Depositors at Community Bank and Trust, a small institution in LaGrange, Georgia, lost access to roughly $27 million that exceeded federal insurance limits after state regulators shut the bank down on May 1, 2026. The Georgia Department of Banking and Finance seized the institution and appointed the FDIC as receiver, which then transferred insured deposits to Anchor Bank. But for account holders whose balances topped the $250,000 insurance cap, recovery now depends on a claims process with no guaranteed timeline or outcome.
Why $27 million in uninsured deposits hit LaGrange hard
Community Bank and Trust held $268 million in total deposits as of Dec. 31, 2025, according to the FDIC’s resolution notice. Of that total, approximately $27 million sat above the $250,000 per-depositor insurance threshold. That means roughly one in every ten dollars on deposit at the bank falls outside automatic federal protection.
The concentration of uninsured funds at a bank this size raises a pointed question: who holds balances that large at a community institution in a small Georgia city? LaGrange, the seat of Troup County, has a local economy shaped by agriculture, manufacturing, and real estate. While no public FDIC document breaks down the $27 million by account type or industry, the ratio of uninsured to total deposits, about 10 percent, is consistent with a pattern where a handful of commercial operating accounts or escrow balances drive the bulk of unprotected exposure. Standard FDIC summary data does not reveal whether five accounts or fifty accounts make up that gap, leaving affected businesses unable to gauge how much of the loss the receivership will eventually recover.

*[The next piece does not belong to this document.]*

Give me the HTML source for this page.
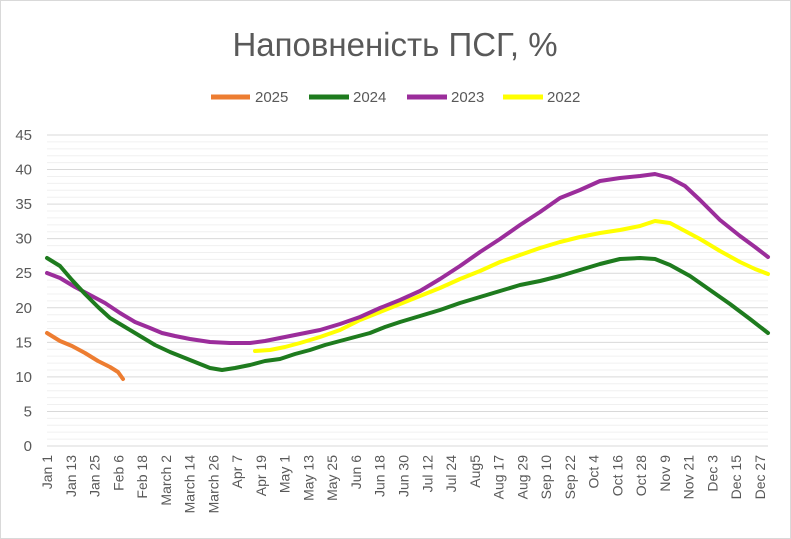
<!DOCTYPE html>
<html><head><meta charset="utf-8"><style>
html,body{margin:0;padding:0;background:#fff}
svg{display:block;font-family:"Liberation Sans",Arial,sans-serif}
</style></head><body>
<svg width="791" height="539" viewBox="0 0 791 539" xmlns="http://www.w3.org/2000/svg">
<rect x="0.5" y="0.5" width="790" height="538" fill="#fff" stroke="#d9d9d9"/>
<text x="395" y="56" text-anchor="middle" font-size="33" fill="#595959">Наповненість ПСГ, %</text>
<g font-size="15" fill="#595959">
<line x1="211" y1="97" x2="250" y2="97" stroke="#ed7d31" stroke-width="5"/><text x="255" y="102">2025</text>
<line x1="309" y1="97" x2="349" y2="97" stroke="#1e7b1e" stroke-width="5"/><text x="353" y="102">2024</text>
<line x1="407" y1="97" x2="447" y2="97" stroke="#9b2d9b" stroke-width="5"/><text x="451" y="102">2023</text>
<line x1="503" y1="97" x2="543" y2="97" stroke="#ffff00" stroke-width="5"/><text x="547" y="102">2022</text>
</g>
<g id="grid"></g>
<g id="ylab" font-size="15" fill="#595959" text-anchor="end"></g>
<g id="xlab" font-size="14" fill="#595959"></g>
<g fill="none" stroke-width="4" stroke-linejoin="round" stroke-linecap="round">
<polyline stroke="#ffff00" points="255,351 270,350 285,347 300,343 320,337 340,330 360,320 380,312 400,304 420,296 440,288 460,279 480,271 500,262 520,255 540,248 560,242 580,237 600,233 620,230 640,226 655,221 670,223 685,231 700,239 720,251 740,262 755,269 768,274"/>
<polyline stroke="#9b2d9b" points="47,273 60,278 75,287 90,295 105,303 120,313 135,322 150,328 162,333 175,336 190,339 210,342 230,343 250,343 265,341 280,338 300,334 320,330 340,324 360,317 380,308 400,300 420,291 440,279 460,266 480,252 500,239 520,225 540,212 560,198 580,190 600,181 620,178 640,176 655,174 670,178 685,186 700,200 720,220 740,236 755,247 768,257"/>
<polyline stroke="#1e7b1e" points="47,258 60,266 72,280 85,294 98,307 110,318 125,327 140,336 155,345 170,352 185,358 200,364 210,368 222,370 235,368 250,365 265,361 280,359 295,354 310,350 325,345 340,341 355,337 370,333 385,327 400,322 420,316 440,310 460,303 480,297 500,291 520,285 540,281 560,276 580,270 600,264 620,259 640,258 655,259 670,265 690,276 710,290 730,304 750,319 768,333"/>
<polyline stroke="#ed7d31" points="47,333 60,341 72,346 85,353 98,361 110,367 118,372 123,379"/>
</g>
</svg>
<script>
var ns="http://www.w3.org/2000/svg",g=document.getElementById("grid"),yl=document.getElementById("ylab"),xl=document.getElementById("xlab");
function el(t,a,p){var e=document.createElementNS(ns,t);for(var k in a)e.setAttribute(k,a[k]);p.appendChild(e);return e;}
for(var v=0;v<=45;v++){var y=446-v*311/45;el("line",{x1:47,x2:768,y1:y,y2:y,stroke:v%5?"#f0f0f0":"#d9d9d9","stroke-width":1},g);
if(v%5==0){var t=el("text",{x:32,y:y+5},yl);t.textContent=v;}}
var labs=["Jan 1","Jan 13","Jan 25","Feb 6","Feb 18","March 2","March 14","March 26","Apr 7","Apr 19","May 1","May 13","May 25","Jun 6","Jun 18","Jun 30","Jul 12","Jul 24","Aug5","Aug 17","Aug 29","Sep 10","Sep 22","Oct 4","Oct 16","Oct 28","Nov 9","Nov 21","Dec 3","Dec 15","Dec 27"];
labs.forEach(function(s,i){var x=47+i*713/30+5;var t=el("text",{x:0,y:0,"text-anchor":"end",transform:"translate("+x+",455) rotate(-90)"},xl);t.textContent=s;});
</script>
</body></html>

For local employers, the impact goes beyond headline dollar amounts. Uninsured deposits often represent payroll, vendor payments, and tax obligations. When those funds are frozen, companies may have to scramble for short-term credit or delay obligations while they wait for clarity from the receiver. Households with large balances tied to property sales or inheritances face similar uncertainty, especially if they assumed all bank deposits were fully guaranteed.

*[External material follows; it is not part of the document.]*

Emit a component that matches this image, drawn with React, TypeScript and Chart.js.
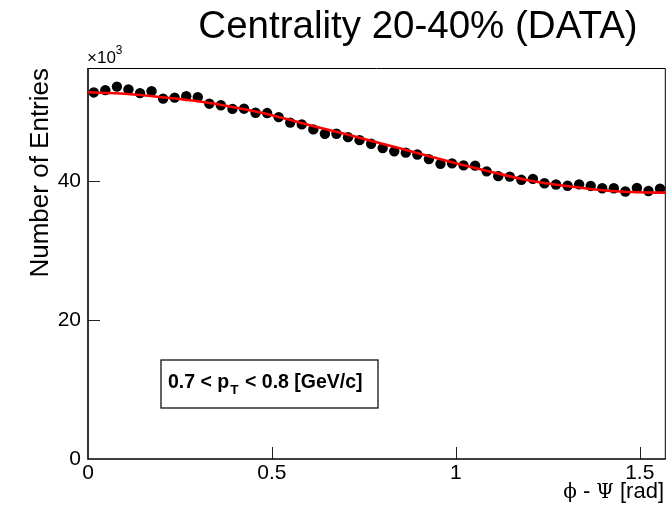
import React, { useEffect, useRef } from "react";
import { Chart, registerables } from "chart.js";

Chart.register(...registerables);

// Histogram: 50 bins over [0, pi/2]; values in thousands of entries
const BIN_COUNT = 50;
const X_MAX = Math.PI / 2;
const entries = [
  52.78, 53.11, 53.62, 53.21, 52.68, 52.96, 51.89, 52.03, 52.25, 52.11,
  51.16, 50.94, 50.41, 50.44, 49.86, 49.81, 49.22, 48.44, 48.18, 47.46,
  46.84, 46.84, 46.34, 45.91, 45.40, 44.77, 44.30, 44.11, 43.84, 43.18,
  42.50, 42.57, 42.28, 42.24, 41.42, 40.73, 40.66, 40.20, 40.34, 39.70,
  39.52, 39.34, 39.55, 39.32, 38.98, 38.98, 38.52, 39.02, 38.59, 38.93,
];

// Fit curve
const fitX = [0, 0.1, 0.2, 0.3, 0.4, 0.5, 0.6, 0.7, 0.8, 0.9, 1.0, 1.1, 1.2, 1.3, 1.4, 1.5, 1.5708];
const fitY = [52.8, 52.6, 52.1, 51.5, 50.6, 49.5, 48.1, 46.8, 45.4, 44.0, 42.6, 41.3, 40.1, 39.3, 38.7, 38.4, 38.35];

const xTicks = [0, 0.5, 1, 1.5];
const yTicks = [0, 20, 40];
const Y_MAX = 56.3;

const TITLE = "Centrality 20-40% (DATA)";
const Y_TITLE = "Number of Entries";

const SANS = "'Liberation Sans', Arial, Helvetica, sans-serif";
const SERIF = "'DejaVu Serif', 'Liberation Serif', serif";

const binCenters = entries.map((_, i) => ((i + 0.5) * X_MAX) / BIN_COUNT);

const decoPlugin = {
  id: "deco",
  beforeDatasetsDraw(chart: any) {
    const { ctx, chartArea: a, scales } = chart;
    ctx.save();
    // ticks inside frame
    ctx.strokeStyle = "#222";
    ctx.lineWidth = 1;
    xTicks.forEach((v) => {
      if (v === 0) return;
      const px = Math.round(scales.x.getPixelForValue(v)) + 0.5;
      ctx.beginPath();
      ctx.moveTo(px, a.bottom);
      ctx.lineTo(px, a.bottom - 12);
      ctx.stroke();
    });
    yTicks.forEach((v) => {
      if (v === 0) return;
      const py = Math.round(scales.y.getPixelForValue(v)) + 0.5;
      ctx.beginPath();
      ctx.moveTo(a.left, py);
      ctx.lineTo(a.left + 12, py);
      ctx.stroke();
    });
    // frame
    ctx.strokeStyle = "#000";
    ctx.lineWidth = 1;
    ctx.beginPath();
    ctx.moveTo(a.left, a.top + 0.5);
    ctx.lineTo(a.right - 0.5, a.top + 0.5);
    ctx.lineTo(a.right - 0.5, a.bottom);
    ctx.stroke();
    ctx.lineWidth = 1.6;
    ctx.beginPath();
    ctx.moveTo(a.left, a.top);
    ctx.lineTo(a.left, a.bottom);
    ctx.lineTo(a.right, a.bottom);
    ctx.stroke();

    // pave text box
    const bx = 161, by = 360, bw = 217, bh = 48;
    ctx.fillStyle = "#fff";
    ctx.fillRect(bx, by, bw, bh);
    ctx.strokeStyle = "#111";
    ctx.lineWidth = 1.3;
    ctx.strokeRect(bx, by, bw, bh);
    ctx.fillStyle = "#000";
    ctx.textBaseline = "alphabetic";
    ctx.textAlign = "left";
    const fs = 19.5;
    let tx = 168;
    const ty = 388;
    ctx.font = `bold ${fs}px ${SANS}`;
    const p1 = "0.7 < p";
    ctx.fillText(p1, tx, ty);
    tx += ctx.measureText(p1).width + 1;
    ctx.font = `bold ${fs * 0.7}px ${SANS}`;
    ctx.fillText("T", tx, ty + 6);
    tx += ctx.measureText("T").width + 1;
    ctx.font = `bold ${fs}px ${SANS}`;
    ctx.fillText(" < 0.8 [GeV/c]", tx, ty);
    ctx.restore();
  },
  afterDraw(chart: any) {
    const { ctx, chartArea: a } = chart;
    ctx.save();
    ctx.fillStyle = "#000";
    // title
    ctx.font = `38.5px ${SANS}`;
    ctx.textAlign = "center";
    ctx.textBaseline = "alphabetic";
    ctx.fillText(TITLE, 418, 38);
    // x10^3
    ctx.textAlign = "left";
    ctx.font = `17px ${SANS}`;
    ctx.fillText("\u00d710", 87, 63);
    const w = ctx.measureText("\u00d710").width;
    ctx.font = `12px ${SANS}`;
    ctx.fillText("3", 87 + w, 54);
    // y title, right-aligned to the top of the axis
    ctx.save();
    ctx.translate(48, a.top);
    ctx.rotate(-Math.PI / 2);
    ctx.textAlign = "right";
    ctx.font = `26px ${SANS}`;
    ctx.fillText(Y_TITLE, 0, 0);
    ctx.restore();
    // x title: phi - Psi [rad], right aligned
    const parts: [string, string][] = [
      ["\u03d5", `20px ${SERIF}`],
      [" - ", `22px ${SANS}`],
      ["\u03a8", `20px ${SERIF}`],
      [" [rad]", `22px ${SANS}`],
    ];
    let total = 0;
    parts.forEach(([t, f]) => {
      ctx.font = f;
      total += ctx.measureText(t).width;
    });
    let x = 664 - total;
    parts.forEach(([t, f]) => {
      ctx.font = f;
      ctx.fillText(t, x, 498);
      x += ctx.measureText(t).width;
    });
    ctx.restore();
  },
};

export default function App() {
  const ref = useRef<HTMLCanvasElement | null>(null);
  useEffect(() => {
    if (!ref.current) return;
    const chart = new Chart(ref.current, {
      type: "scatter",
      data: {
        datasets: [
          {
            label: "fit",
            data: fitX.map((x, i) => ({ x, y: fitY[i] })),
            showLine: true,
            borderColor: "#ff0000",
            borderWidth: 2.6,
            pointRadius: 0,
            tension: 0.4,
            cubicInterpolationMode: "monotone",
            order: 0,
          } as any,
          {
            label: "data",
            data: binCenters.map((x, i) => ({ x, y: entries[i] })),
            showLine: false,
            pointRadius: 5.2,
            pointBackgroundColor: "#000",
            pointBorderColor: "#000",
            pointBorderWidth: 0,
            clip: false,
            order: 1,
          } as any,
        ],
      },
      options: {
        animation: false,
        responsive: false,
        layout: { padding: { left: 0, right: 5, top: 68, bottom: 0 } },
        plugins: { legend: { display: false }, tooltip: { enabled: false }, title: { display: false } },
        scales: {
          x: {
            type: "linear",
            min: 0,
            max: X_MAX,
            afterFit: (s: any) => {
              s.height = 46;
            },
            afterBuildTicks: (s: any) => {
              s.ticks = xTicks.map((v) => ({ value: v }));
            },
            grid: { display: false, drawTicks: false },
            border: { display: false },
            ticks: {
              color: "#000",
              padding: 2,
              maxRotation: 0,
              autoSkip: false,
              font: { family: SANS, size: 21 },
              callback: (v: any) => String(v),
            },
          },
          y: {
            type: "linear",
            min: 0,
            max: Y_MAX,
            afterFit: (s: any) => {
              s.width = 88;
            },
            afterBuildTicks: (s: any) => {
              s.ticks = yTicks.map((v) => ({ value: v }));
            },
            grid: { display: false, drawTicks: false },
            border: { display: false },
            ticks: {
              color: "#000",
              padding: 7,
              autoSkip: false,
              font: { family: SANS, size: 21 },
              callback: (v: any) => String(v),
            },
          },
        },
      },
      plugins: [decoPlugin],
    });
    return () => chart.destroy();
  }, []);
  return (
    <div style={{ position: "fixed", left: 0, top: 0, width: 671, height: 505, background: "#fff" }}>
      <canvas ref={ref} width={671} height={505} style={{ display: "block" }} />
    </div>
  );
}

State seizure order and FDIC receivership sequence
The closure followed a specific legal path. The Georgia Department of Banking and Finance took possession of Community Bank and Trust on May 1, 2026, acting under O.C.G.A. Section 7-1-150(a), the state statute that authorizes regulators to seize a bank deemed unsafe or unsound. The Superior Court of Troup County issued the order. The department then appointed the FDIC as receiver, triggering the federal agency’s standard resolution process.
Insured depositors were made whole through the transfer to Anchor Bank, which assumed substantially all of the protected balances. Customers with accounts under $250,000 can access their money through Anchor Bank without filing additional paperwork. For those above the limit, the FDIC runs an insurance determination process that calculates each depositor’s covered amount across ownership categories, then issues a receivership certificate for any remaining uninsured balance. Recovery on that certificate depends on what the FDIC collects as it liquidates the failed bank’s assets, a process that can take months or years and rarely returns 100 cents on the dollar.

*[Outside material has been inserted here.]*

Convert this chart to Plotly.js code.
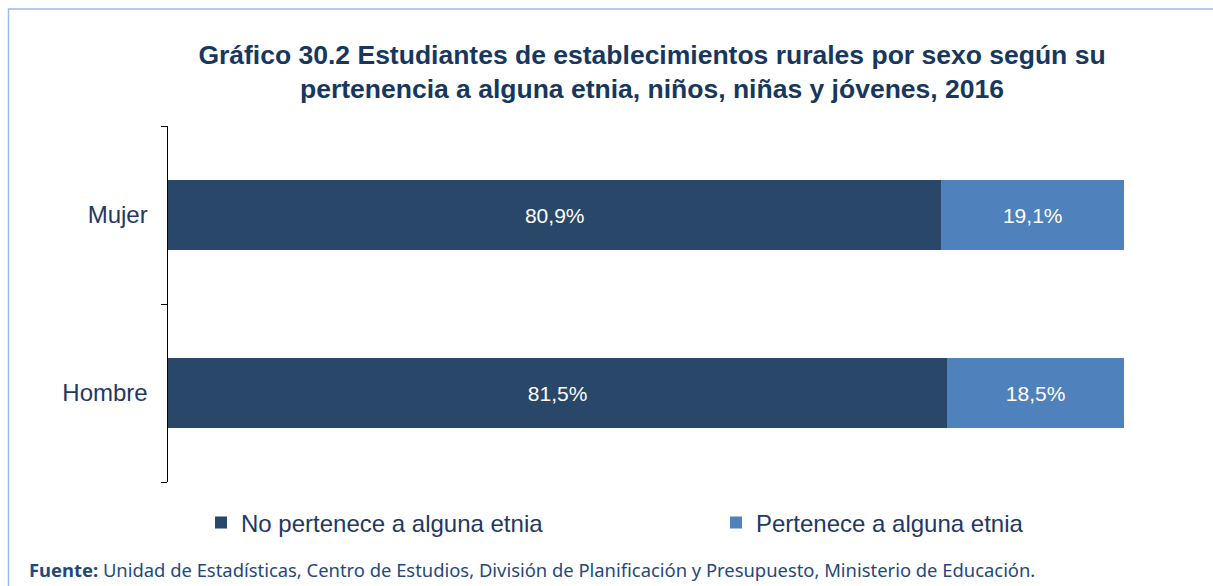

According to the FDIC’s failed bank summary for Community Bank and Trust, the agency will marshal and sell loans, securities, and other assets, using proceeds first to cover resolution costs and insured deposit outlays. Only after higher-priority obligations are satisfied do uninsured depositors receive partial dividends on their certificates, distributed periodically as collections progress.
What depositors still do not know
Several critical details are missing from the public record. Neither the FDIC nor Georgia regulators have disclosed the specific financial triggers, such as loan losses, capital shortfalls, or liquidity problems, that led to the closure order. Updated asset and loan portfolio data for the first quarter of 2026 has not been released alongside the resolution announcements, leaving outside observers to infer the bank’s condition from year-end figures and generic references to “unsafe or unsound” operations in the seizure order.
Uninsured depositors also lack a projected recovery rate. The FDIC typically publishes an initial loss estimate for the Deposit Insurance Fund, but that figure does not translate directly into how much uninsured money will be repaid. The mix and quality of Community Bank and Trust’s loans, the strength of local real estate markets, and the costs of managing and disposing of problem assets will all influence eventual payouts. Until the receiver completes preliminary valuations, businesses and individuals with large balances have little basis to plan.
There are also open questions about how many customers are affected and whether any accounts qualify for expanded coverage through different ownership categories, such as revocable trusts or certain retirement accounts. The FDIC’s LaGrange-specific FAQ urges depositors to review how their accounts are titled and to contact the agency with documentation, but it does not provide aggregate statistics on the number or size of uninsured positions.
Next steps for affected customers
For now, uninsured depositors must navigate a process that is both technical and slow. The FDIC has instructed customers to monitor mailed notices, verify account ownership details, and retain their receivership certificates, which serve as claims on future asset recoveries. Those with pressing cash needs may explore interim financing with other banks, though lenders typically discount the uncertain value of receivership claims.
The LaGrange failure underscores a broader lesson: even at small, familiar institutions, deposits above $250,000 per ownership category carry real risk. Without clearer, more granular disclosures around who bears that risk when a community bank stumbles, local economies are left to absorb the shock in the dark.